§ **Short exercise**: Repeat the material below exactly, with no pictures.

§ **Information supplied**:

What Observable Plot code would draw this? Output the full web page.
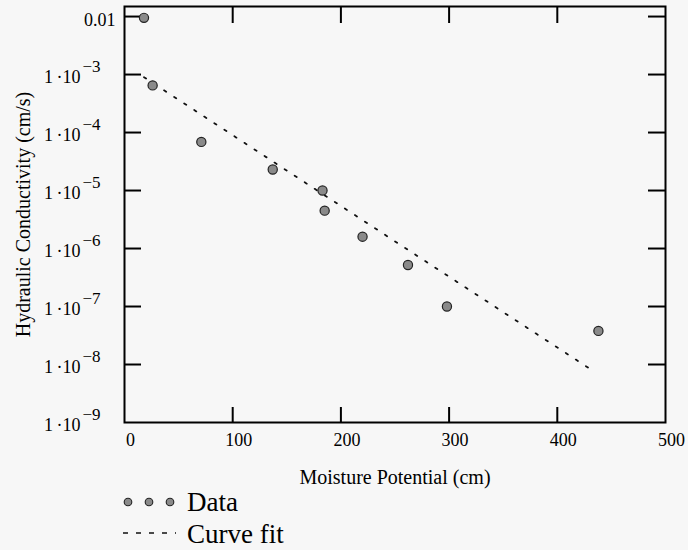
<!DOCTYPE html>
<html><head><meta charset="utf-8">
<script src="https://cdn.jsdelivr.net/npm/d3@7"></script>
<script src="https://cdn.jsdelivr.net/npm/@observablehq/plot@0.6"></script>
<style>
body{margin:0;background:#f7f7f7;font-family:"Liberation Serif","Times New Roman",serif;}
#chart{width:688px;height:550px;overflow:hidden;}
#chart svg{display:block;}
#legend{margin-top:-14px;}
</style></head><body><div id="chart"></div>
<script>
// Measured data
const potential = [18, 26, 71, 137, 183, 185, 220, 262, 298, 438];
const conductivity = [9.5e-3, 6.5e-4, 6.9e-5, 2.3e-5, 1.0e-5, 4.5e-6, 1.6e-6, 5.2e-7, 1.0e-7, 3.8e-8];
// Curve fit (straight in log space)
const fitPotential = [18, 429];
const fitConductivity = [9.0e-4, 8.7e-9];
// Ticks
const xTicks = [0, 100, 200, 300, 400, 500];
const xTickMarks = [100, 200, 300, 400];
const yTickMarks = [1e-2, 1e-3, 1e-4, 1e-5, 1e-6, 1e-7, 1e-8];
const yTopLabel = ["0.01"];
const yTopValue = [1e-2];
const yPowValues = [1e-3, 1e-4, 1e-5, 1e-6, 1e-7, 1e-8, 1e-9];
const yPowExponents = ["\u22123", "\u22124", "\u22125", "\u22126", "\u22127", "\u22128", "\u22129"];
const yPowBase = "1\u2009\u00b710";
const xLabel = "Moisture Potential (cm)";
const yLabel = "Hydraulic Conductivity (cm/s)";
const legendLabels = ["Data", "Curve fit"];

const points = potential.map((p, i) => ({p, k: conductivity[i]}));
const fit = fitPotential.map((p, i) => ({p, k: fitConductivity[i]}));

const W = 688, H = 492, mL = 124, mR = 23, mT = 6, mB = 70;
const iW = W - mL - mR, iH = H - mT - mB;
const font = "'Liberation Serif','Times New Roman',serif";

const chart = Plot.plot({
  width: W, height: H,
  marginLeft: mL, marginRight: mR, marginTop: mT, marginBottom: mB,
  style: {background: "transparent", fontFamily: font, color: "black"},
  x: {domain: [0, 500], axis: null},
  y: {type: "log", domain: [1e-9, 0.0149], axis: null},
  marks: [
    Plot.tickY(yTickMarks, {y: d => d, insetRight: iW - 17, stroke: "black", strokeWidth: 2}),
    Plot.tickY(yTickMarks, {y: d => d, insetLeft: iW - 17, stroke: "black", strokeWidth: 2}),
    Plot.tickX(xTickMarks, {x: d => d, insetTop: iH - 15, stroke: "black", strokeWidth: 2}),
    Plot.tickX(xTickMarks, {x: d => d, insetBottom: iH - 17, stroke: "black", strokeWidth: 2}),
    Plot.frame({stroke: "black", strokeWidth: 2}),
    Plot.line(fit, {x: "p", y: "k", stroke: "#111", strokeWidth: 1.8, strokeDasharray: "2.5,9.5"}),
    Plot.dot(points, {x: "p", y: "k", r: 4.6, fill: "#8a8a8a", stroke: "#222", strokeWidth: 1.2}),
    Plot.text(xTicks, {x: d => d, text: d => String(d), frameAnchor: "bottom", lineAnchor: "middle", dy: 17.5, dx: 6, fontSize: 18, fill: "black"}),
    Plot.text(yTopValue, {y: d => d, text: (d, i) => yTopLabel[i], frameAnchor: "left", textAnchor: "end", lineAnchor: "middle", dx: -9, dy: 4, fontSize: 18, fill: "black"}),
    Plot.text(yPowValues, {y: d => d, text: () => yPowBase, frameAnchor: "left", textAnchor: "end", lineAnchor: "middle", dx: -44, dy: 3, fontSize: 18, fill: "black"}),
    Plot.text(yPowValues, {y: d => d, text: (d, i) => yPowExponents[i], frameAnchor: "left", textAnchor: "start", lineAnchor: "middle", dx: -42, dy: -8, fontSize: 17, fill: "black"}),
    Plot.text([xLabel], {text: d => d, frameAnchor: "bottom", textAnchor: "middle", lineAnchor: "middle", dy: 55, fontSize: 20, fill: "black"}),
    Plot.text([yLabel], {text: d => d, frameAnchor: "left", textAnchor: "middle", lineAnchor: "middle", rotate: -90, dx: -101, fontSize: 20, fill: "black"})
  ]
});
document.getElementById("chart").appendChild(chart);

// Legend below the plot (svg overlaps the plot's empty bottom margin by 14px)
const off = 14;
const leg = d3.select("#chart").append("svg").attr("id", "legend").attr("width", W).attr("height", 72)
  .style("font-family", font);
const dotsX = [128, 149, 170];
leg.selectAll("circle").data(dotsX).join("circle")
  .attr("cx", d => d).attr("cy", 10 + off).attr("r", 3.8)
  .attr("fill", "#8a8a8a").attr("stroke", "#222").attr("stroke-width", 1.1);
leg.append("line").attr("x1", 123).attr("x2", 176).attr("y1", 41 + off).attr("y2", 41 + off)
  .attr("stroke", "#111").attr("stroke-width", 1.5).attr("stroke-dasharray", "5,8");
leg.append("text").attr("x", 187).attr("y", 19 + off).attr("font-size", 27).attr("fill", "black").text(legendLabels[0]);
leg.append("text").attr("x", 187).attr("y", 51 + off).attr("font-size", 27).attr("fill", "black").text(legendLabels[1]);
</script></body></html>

§ **Response to the exercise**:
What Observable Plot code would draw this? Output the full web page.
<!DOCTYPE html>
<html><head><meta charset="utf-8">
<script src="https://cdn.jsdelivr.net/npm/d3@7"></script>
<script src="https://cdn.jsdelivr.net/npm/@observablehq/plot@0.6"></script>
<style>
body{margin:0;background:#f7f7f7;font-family:"Liberation Serif","Times New Roman",serif;}
#chart{width:688px;height:550px;overflow:hidden;}
#chart svg{display:block;}
#legend{margin-top:-14px;}
</style></head><body><div id="chart"></div>
<script>
// Measured data
const potential = [18, 26, 71, 137, 183, 185, 220, 262, 298, 438];
const conductivity = [9.5e-3, 6.5e-4, 6.9e-5, 2.3e-5, 1.0e-5, 4.5e-6, 1.6e-6, 5.2e-7, 1.0e-7, 3.8e-8];
// Curve fit (straight in log space)
const fitPotential = [18, 429];
const fitConductivity = [9.0e-4, 8.7e-9];
// Ticks
const xTicks = [0, 100, 200, 300, 400, 500];
const xTickMarks = [100, 200, 300, 400];
const yTickMarks = [1e-2, 1e-3, 1e-4, 1e-5, 1e-6, 1e-7, 1e-8];
const yTopLabel = ["0.01"];
const yTopValue = [1e-2];
const yPowValues = [1e-3, 1e-4, 1e-5, 1e-6, 1e-7, 1e-8, 1e-9];
const yPowExponents = ["\u22123", "\u22124", "\u22125", "\u22126", "\u22127", "\u22128", "\u22129"];
const yPowBase = "1\u2009\u00b710";
const xLabel = "Moisture Potential (cm)";
const yLabel = "Hydraulic Conductivity (cm/s)";
const legendLabels = ["Data", "Curve fit"];

const points = potential.map((p, i) => ({p, k: conductivity[i]}));
const fit = fitPotential.map((p, i) => ({p, k: fitConductivity[i]}));

const W = 688, H = 492, mL = 124, mR = 23, mT = 6, mB = 70;
const iW = W - mL - mR, iH = H - mT - mB;
const font = "'Liberation Serif','Times New Roman',serif";

const chart = Plot.plot({
  width: W, height: H,
  marginLeft: mL, marginRight: mR, marginTop: mT, marginBottom: mB,
  style: {background: "transparent", fontFamily: font, color: "black"},
  x: {domain: [0, 500], axis: null},
  y: {type: "log", domain: [1e-9, 0.0149], axis: null},
  marks: [
    Plot.tickY(yTickMarks, {y: d => d, insetRight: iW - 17, stroke: "black", strokeWidth: 2}),
    Plot.tickY(yTickMarks, {y: d => d, insetLeft: iW - 17, stroke: "black", strokeWidth: 2}),
    Plot.tickX(xTickMarks, {x: d => d, insetTop: iH - 15, stroke: "black", strokeWidth: 2}),
    Plot.tickX(xTickMarks, {x: d => d, insetBottom: iH - 17, stroke: "black", strokeWidth: 2}),
    Plot.frame({stroke: "black", strokeWidth: 2}),
    Plot.line(fit, {x: "p", y: "k", stroke: "#111", strokeWidth: 1.8, strokeDasharray: "2.5,9.5"}),
    Plot.dot(points, {x: "p", y: "k", r: 4.6, fill: "#8a8a8a", stroke: "#222", strokeWidth: 1.2}),
    Plot.text(xTicks, {x: d => d, text: d => String(d), frameAnchor: "bottom", lineAnchor: "middle", dy: 17.5, dx: 6, fontSize: 18, fill: "black"}),
    Plot.text(yTopValue, {y: d => d, text: (d, i) => yTopLabel[i], frameAnchor: "left", textAnchor: "end", lineAnchor: "middle", dx: -9, dy: 4, fontSize: 18, fill: "black"}),
    Plot.text(yPowValues, {y: d => d, text: () => yPowBase, frameAnchor: "left", textAnchor: "end", lineAnchor: "middle", dx: -44, dy: 3, fontSize: 18, fill: "black"}),
    Plot.text(yPowValues, {y: d => d, text: (d, i) => yPowExponents[i], frameAnchor: "left", textAnchor: "start", lineAnchor: "middle", dx: -42, dy: -8, fontSize: 17, fill: "black"}),
    Plot.text([xLabel], {text: d => d, frameAnchor: "bottom", textAnchor: "middle", lineAnchor: "middle", dy: 55, fontSize: 20, fill: "black"}),
    Plot.text([yLabel], {text: d => d, frameAnchor: "left", textAnchor: "middle", lineAnchor: "middle", rotate: -90, dx: -101, fontSize: 20, fill: "black"})
  ]
});
document.getElementById("chart").appendChild(chart);

// Legend below the plot (svg overlaps the plot's empty bottom margin by 14px)
const off = 14;
const leg = d3.select("#chart").append("svg").attr("id", "legend").attr("width", W).attr("height", 72)
  .style("font-family", font);
const dotsX = [128, 149, 170];
leg.selectAll("circle").data(dotsX).join("circle")
  .attr("cx", d => d).attr("cy", 10 + off).attr("r", 3.8)
  .attr("fill", "#8a8a8a").attr("stroke", "#222").attr("stroke-width", 1.1);
leg.append("line").attr("x1", 123).attr("x2", 176).attr("y1", 41 + off).attr("y2", 41 + off)
  .attr("stroke", "#111").attr("stroke-width", 1.5).attr("stroke-dasharray", "5,8");
leg.append("text").attr("x", 187).attr("y", 19 + off).attr("font-size", 27).attr("fill", "black").text(legendLabels[0]);
leg.append("text").attr("x", 187).attr("y", 51 + off).attr("font-size", 27).attr("fill", "black").text(legendLabels[1]);
</script></body></html>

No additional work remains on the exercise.